【正解へと至る道】
早いもので、2010年も残すところあとわずかになってきました。自分にとっての2010年は、例年以上にあちこちと国内を移動する機会が多い1年で、およそ1ヶ月半~2ヶ月おきに1週間から半月程度の旅をしましたが、先日の週末には気心の知れた知人と共に、福岡県の小倉、博多へと2泊3日の旅に出掛けてきました。
基本的に土日、祝日などには縁のない生活を送っているので、数ヶ月おきの旅行で気分転換を図っているのですが、年内にあと1回、来年開催のGEISAIの準備も兼ね、数日間の日程で県外に出掛ける予定なので、事故のないように行ってきたいと思います。
さて、前回の記事の最後に、ラビリンスの入口から出口まで道が繋がったと書きました。

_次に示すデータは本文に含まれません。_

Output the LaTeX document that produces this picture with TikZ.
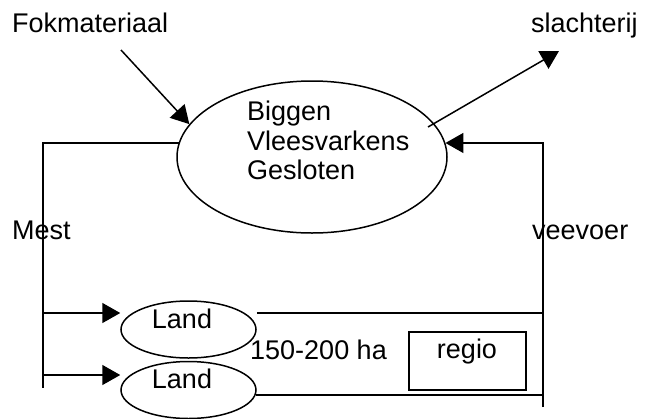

この入口から出口へと続く「正解へと至る道」は企業秘密のようなもので、その全貌を皆さんの前にそのまま公開する事はあり得ないのですが、せっかく「制作日記」というカテゴリーを作っていますので、ごく一部のみではありますが紹介したいと思います。
上の写真がラビリンスの「正解へと至る道」です。制作中のラビリンスの上にトレーシングペーパーを重ね、正解ルートを写し取りました。
過去に書いた迷路は正解のルートを示す記録のようなものは一切作成しておらず、いわば書いた本人ですら解くことが困難な迷路だったのですが、今後、自分が描く迷路については、人に見せる目的ではなく自分の迷路が迷路であるという根拠として、自分自身の納得のために正解ルートの控えを記録として残そうと思うようになりました。
これは、自分が自分の迷路を広く多数の第三者の方たちに見て貰うとした場合にはすごく重要なことで、過去の迷路に於いて正解ルートを記録していなかったというのは、そもそも過去に書いた迷路というのは、自分が描きたいから描いたというものなので、人に見せたり、また、人に解かせてみたり、あるいは自分自身で解いてみるといった「描いた迷路を使って何かをする」という考えが皆無に近く、正解を用意する必然性が自分の中ではほとんど無かったという事が大きかったと思います。
しかし、今後、自分が描く迷路を「迷路」として世間に発表していくとした場合、何かの必要性に迫られた際には、明確に正解ルートを示せる状態を作っておかないと、それは「迷路ではないかも知れない」という懸念(疑念)を含んでしまうと感じたのです。自分は、サイトメニューにある「作品について」という項目の中で「自分の迷路は人の人生であるという解釈をしています」と書きました。入口(生)があって出口(死)があり、複雑で膨大な選択肢がある中をさ迷い歩くという迷路を構成する必要要件がそのまま人生に見えるのでそのように書いたのですが、現実の人生に正解なんてものは無いと思うので、迷路は人の人生であるという解釈は「迷路=(人の)人生」ではなく「迷路≒(人の)人生」と表現する方が正しいでしょうか。
人の人生に正解が無い以上、人の人生に見立てている自分の迷路に正解は不要で、正解へと至る道は無いママでも良いのですが、それは迷路ではない事になります。自分は迷路を使った表現をしたいので、「正解へと至る道」を用意しつつ、これからも自分にしか表現出来ないと考える迷路作品の制作に取り組んでいきたいと思います。